◆ **WHAT IS BEING ASKED**
Quote exactly the lines spanning from the top of the data below to the line that contains "y_label = 'Relative absorbance'", including both.

◆ **DATASET EXTRACT**
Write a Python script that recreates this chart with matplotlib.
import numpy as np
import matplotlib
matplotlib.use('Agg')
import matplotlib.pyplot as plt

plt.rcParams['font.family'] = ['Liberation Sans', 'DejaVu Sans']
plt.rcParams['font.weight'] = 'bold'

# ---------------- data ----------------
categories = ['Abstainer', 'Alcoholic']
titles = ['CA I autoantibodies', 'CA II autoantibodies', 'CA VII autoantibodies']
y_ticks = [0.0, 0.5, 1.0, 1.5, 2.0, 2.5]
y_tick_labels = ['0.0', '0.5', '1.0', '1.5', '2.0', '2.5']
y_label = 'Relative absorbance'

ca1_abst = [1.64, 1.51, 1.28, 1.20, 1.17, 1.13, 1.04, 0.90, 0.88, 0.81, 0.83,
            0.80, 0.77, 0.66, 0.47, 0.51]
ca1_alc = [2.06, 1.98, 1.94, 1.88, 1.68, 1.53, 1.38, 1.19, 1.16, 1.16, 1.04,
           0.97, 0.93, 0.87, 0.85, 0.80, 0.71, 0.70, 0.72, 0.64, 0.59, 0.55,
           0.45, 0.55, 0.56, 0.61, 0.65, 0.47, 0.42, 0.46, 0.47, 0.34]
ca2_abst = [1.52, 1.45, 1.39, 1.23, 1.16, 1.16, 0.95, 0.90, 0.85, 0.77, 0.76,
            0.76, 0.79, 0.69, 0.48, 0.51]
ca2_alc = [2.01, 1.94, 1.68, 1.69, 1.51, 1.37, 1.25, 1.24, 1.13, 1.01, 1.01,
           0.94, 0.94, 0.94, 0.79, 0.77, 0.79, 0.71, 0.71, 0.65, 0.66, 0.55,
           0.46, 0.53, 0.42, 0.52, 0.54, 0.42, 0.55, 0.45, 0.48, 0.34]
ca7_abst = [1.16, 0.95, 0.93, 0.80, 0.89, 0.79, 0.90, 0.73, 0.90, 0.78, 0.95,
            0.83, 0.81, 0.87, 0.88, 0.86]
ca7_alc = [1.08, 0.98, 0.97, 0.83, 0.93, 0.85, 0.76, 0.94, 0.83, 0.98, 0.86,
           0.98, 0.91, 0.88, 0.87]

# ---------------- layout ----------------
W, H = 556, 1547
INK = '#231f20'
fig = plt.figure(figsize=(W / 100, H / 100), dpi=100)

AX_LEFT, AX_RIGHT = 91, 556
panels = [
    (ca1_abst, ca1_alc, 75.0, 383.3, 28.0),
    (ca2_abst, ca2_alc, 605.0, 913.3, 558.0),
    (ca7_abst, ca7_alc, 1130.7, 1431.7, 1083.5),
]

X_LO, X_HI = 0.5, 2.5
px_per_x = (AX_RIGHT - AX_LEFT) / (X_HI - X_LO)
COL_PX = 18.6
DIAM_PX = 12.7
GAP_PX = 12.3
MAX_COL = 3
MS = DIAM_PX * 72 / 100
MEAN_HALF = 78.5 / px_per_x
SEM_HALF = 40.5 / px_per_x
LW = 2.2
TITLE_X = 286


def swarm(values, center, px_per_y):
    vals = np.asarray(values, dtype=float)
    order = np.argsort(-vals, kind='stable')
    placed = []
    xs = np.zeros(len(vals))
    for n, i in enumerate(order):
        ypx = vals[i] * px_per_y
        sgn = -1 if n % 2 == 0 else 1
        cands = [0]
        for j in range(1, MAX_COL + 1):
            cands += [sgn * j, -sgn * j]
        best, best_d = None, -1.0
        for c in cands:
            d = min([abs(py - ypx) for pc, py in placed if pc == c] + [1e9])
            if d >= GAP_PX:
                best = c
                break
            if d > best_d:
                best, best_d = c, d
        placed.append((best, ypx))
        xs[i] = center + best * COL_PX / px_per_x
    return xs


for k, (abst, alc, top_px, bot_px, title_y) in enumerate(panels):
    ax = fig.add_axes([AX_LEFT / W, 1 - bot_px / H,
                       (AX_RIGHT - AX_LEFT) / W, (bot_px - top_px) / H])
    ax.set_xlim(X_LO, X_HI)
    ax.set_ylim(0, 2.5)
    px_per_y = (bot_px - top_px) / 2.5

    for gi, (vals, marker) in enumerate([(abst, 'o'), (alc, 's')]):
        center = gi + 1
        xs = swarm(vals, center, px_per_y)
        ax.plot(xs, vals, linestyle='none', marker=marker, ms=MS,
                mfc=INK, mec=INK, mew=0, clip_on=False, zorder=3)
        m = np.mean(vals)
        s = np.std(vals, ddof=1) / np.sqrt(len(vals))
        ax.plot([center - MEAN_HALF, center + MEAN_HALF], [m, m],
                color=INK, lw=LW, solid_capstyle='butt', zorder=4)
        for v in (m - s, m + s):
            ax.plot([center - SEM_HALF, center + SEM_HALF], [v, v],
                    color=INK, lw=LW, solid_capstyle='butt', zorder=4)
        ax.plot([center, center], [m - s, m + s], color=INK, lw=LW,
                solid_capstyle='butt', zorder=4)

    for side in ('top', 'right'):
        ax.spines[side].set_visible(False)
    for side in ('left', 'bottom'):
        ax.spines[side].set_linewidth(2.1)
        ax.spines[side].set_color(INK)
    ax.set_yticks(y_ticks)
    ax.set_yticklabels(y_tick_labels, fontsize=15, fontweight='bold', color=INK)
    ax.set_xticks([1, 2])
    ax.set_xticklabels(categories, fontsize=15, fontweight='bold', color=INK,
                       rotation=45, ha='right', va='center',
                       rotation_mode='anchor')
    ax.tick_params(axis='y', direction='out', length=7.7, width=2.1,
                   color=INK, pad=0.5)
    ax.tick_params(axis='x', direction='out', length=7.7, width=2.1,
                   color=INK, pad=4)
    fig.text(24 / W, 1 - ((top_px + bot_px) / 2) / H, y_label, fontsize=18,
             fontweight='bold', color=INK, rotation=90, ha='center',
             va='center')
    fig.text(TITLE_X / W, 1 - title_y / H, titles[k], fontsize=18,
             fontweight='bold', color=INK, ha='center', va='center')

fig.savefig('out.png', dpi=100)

◆ **RESPONSE TO THE EXERCISE**
Write a Python script that recreates this chart with matplotlib.
import numpy as np
import matplotlib
matplotlib.use('Agg')
import matplotlib.pyplot as plt

plt.rcParams['font.family'] = ['Liberation Sans', 'DejaVu Sans']
plt.rcParams['font.weight'] = 'bold'

# ---------------- data ----------------
categories = ['Abstainer', 'Alcoholic']
titles = ['CA I autoantibodies', 'CA II autoantibodies', 'CA VII autoantibodies']
y_ticks = [0.0, 0.5, 1.0, 1.5, 2.0, 2.5]
y_tick_labels = ['0.0', '0.5', '1.0', '1.5', '2.0', '2.5']
y_label = 'Relative absorbance'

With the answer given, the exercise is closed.